Garantias e fiscalização 

Juliana explicou que conversa com mulheres de coletivos de outros países e enxerga que os problemas enfrentados são os mesmos – como as persistentes práticas de assédio no meio e o fato de as mulheres ainda serem minoria nas equipes. "No entanto, a diferença é que em outros países existe uma garantia que ainda não alcançamos aqui, como a punição severa em casos de assédio. Não é que elas não passem por coisas assim, mas estamos muito mais avançadas no sentido de existir um controle maior e uma conscientização para além das mulheres. Aqui, essa ainda é uma luta nossa. A gente vê casos de assédio não sendo tratados com a devida responsabilidade e atenção. Tem que sair de um discurso bonito e da conscientização de poucos para uma efetividade. Precisamos de apoio, leis e fiscalização", defendeu. 

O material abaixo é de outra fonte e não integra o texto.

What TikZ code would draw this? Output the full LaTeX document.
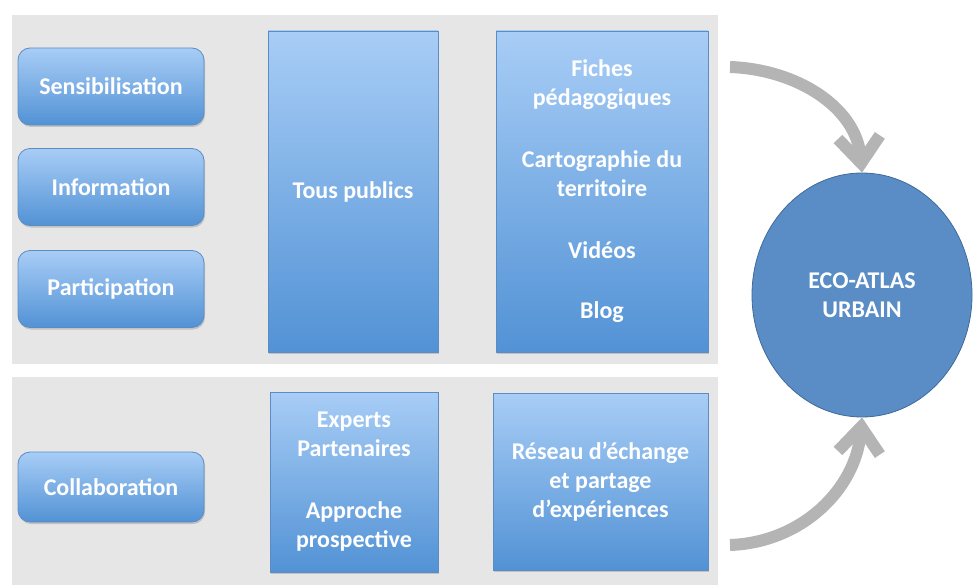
\documentclass[tikz,border=0pt]{standalone}
\usepackage{fontspec}
\setmainfont{Carlito}
\usetikzlibrary{shapes.geometric,shadows,arrows.meta}
\definecolor{panelgray}{HTML}{E6E6E6}
\definecolor{boxtop}{HTML}{A8CDF6}
\definecolor{boxbot}{HTML}{5292D5}
\definecolor{boxline}{HTML}{5B8CC4}
\definecolor{circfill}{HTML}{5A8DC5}
\definecolor{circline}{HTML}{3F6A99}
\definecolor{arrowgray}{HTML}{B4B4B4}
\tikzset{
  panel/.style={fill=panelgray, draw=none, minimum width=706pt, inner sep=0pt},
  lbl/.style={font=\bfseries\fontsize{24}{29}\selectfont, text=white, align=center},
  roundbox/.style={lbl, rounded corners=12pt, top color=boxtop, bottom color=boxbot,
    draw=boxline, line width=0.8pt, minimum width=186pt, minimum height=77pt, inner sep=0pt,
    drop shadow={opacity=0.35, shadow xshift=1pt, shadow yshift=-2pt}},
  rectbox/.style={lbl, top color=boxtop, bottom color=boxbot,
    draw=boxline, line width=0.8pt, inner sep=0pt,
    drop shadow={opacity=0.35, shadow xshift=1pt, shadow yshift=-2pt}},
  bigarrow/.style={draw=arrowgray, line width=12pt,
    -{Straight Barb[length=26pt, width=42pt, line width=12pt]}}
}
\begin{document}
\begin{tikzpicture}[x=1pt,y=-1pt]
\useasboundingbox (0,0) rectangle (973,588);
% panels
\node[panel, minimum height=349pt] (ptop) at (365,189.5) {};
\node[panel, minimum height=208pt] (pbot) at (365,481) {};
% left boxes
\node[roundbox] (sens) at (111,86.5) {Sensibilisation};
\node[roundbox] (info) at (111,187) {Information};
\node[roundbox] (part) at (111,289) {Participation};
\node[roundbox, minimum height=70pt] (coll) at (111,487) {Collaboration};
% middle boxes
\node[rectbox, minimum width=170pt, minimum height=321pt] (tous) at (353,191.5) {Tous publics};
\node[rectbox, minimum width=168pt, minimum height=180pt] (expe) at (354,482)
  {Experts\\Partenaires\\[33pt]Approche\\prospective};
% right boxes
\node[rectbox, minimum width=212pt, minimum height=321pt] (fich) at (602,191.5)
  {Fiches\\pédagogiques\\[33pt]Cartographie du\\territoire\\[33pt]Vidéos\\[31pt]Blog};
\node[rectbox, minimum width=215pt, minimum height=177pt] (rese) at (600.5,481.5)
  {Réseau d’échange\\et partage\\d’expériences};
% circle
\node[ellipse, lbl, fill=circfill, draw=circline, line width=0.8pt,
  minimum width=220pt, minimum height=244pt, inner sep=0pt] (eco) at (862,295)
  {ECO-ATLAS\\URBAIN};
% arrows
\coordinate (s1) at (730,67);
\coordinate (s2) at (730,545);
\draw[bigarrow] (s1) to[out=-2,in=95] (eco.north);
\draw[bigarrow] (s2) to[out=2,in=-95] (eco.south);
\end{tikzpicture}
\end{document}
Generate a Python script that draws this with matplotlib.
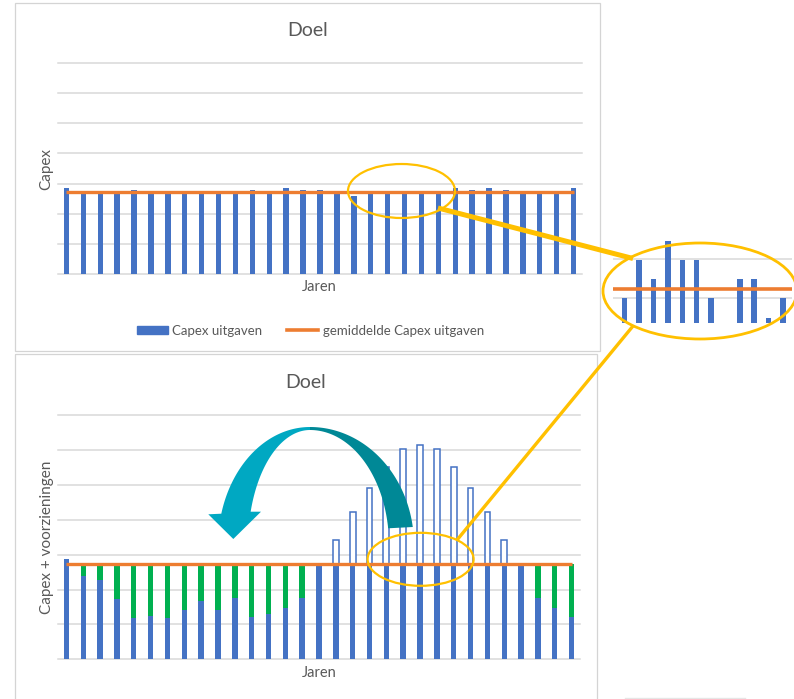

Internamente, na Barry Company, Juliana faz sua parte. "Como não temos tanto esse respaldo no setor como um todo, a nossa produtora tem todas as previsões contratuais de que não se tolerará assédio. Qualquer comprovação de assédio, a pessoa está automaticamente desligada. Temos tudo isso em contrato, no nosso guide line e manual de produção, que é um documento obrigatório anexado a todos os contratos e todos precisam ler antes de entrar em qualquer projeto. Ou seja, a gente vem, na prática, tentando conscientizar. Mas seria interessante que a gente tivesse também, de todas as entidades do setor, um apoio mais efetivo, para que virasse uma coisa automática e a gente não precisasse toda hora brigar por isso", declarou. 

Novo momento 

A produtora garantiu que o coletivo tem feito algumas pressões em relação a tudo isso e que enxerga um possível novo momento para a batalha. "Eu vejo a Ancine muito disposta a colaborar, mas também entendo que ela está com uma lista de prioridades e, às vezes, essas questões acabam não entrando na pauta. A gente teve uma lacuna muito grande e eles têm muita coisa para acertar. E de maneira geral, não acho que tenha que ser só a Ancine. Temos o Ministério da Cultura e as Secretarias. Afinal, isso não acontece só no audiovisual", observou. "Mas agora que temos uma Ministra mulher e uma Secretária do audiovisual também mulher, estamos com esperanças de existir um olhar mais atento. Até então, já vimos nossa importância tentando ser diminuída e tratada como 'mimimi. Lutamos justamente contra isso: a banalização do nosso discurso. Que ainda existe muito. É contra isso que devemos lutar, porque nosso discurso é muito importante", finalizou.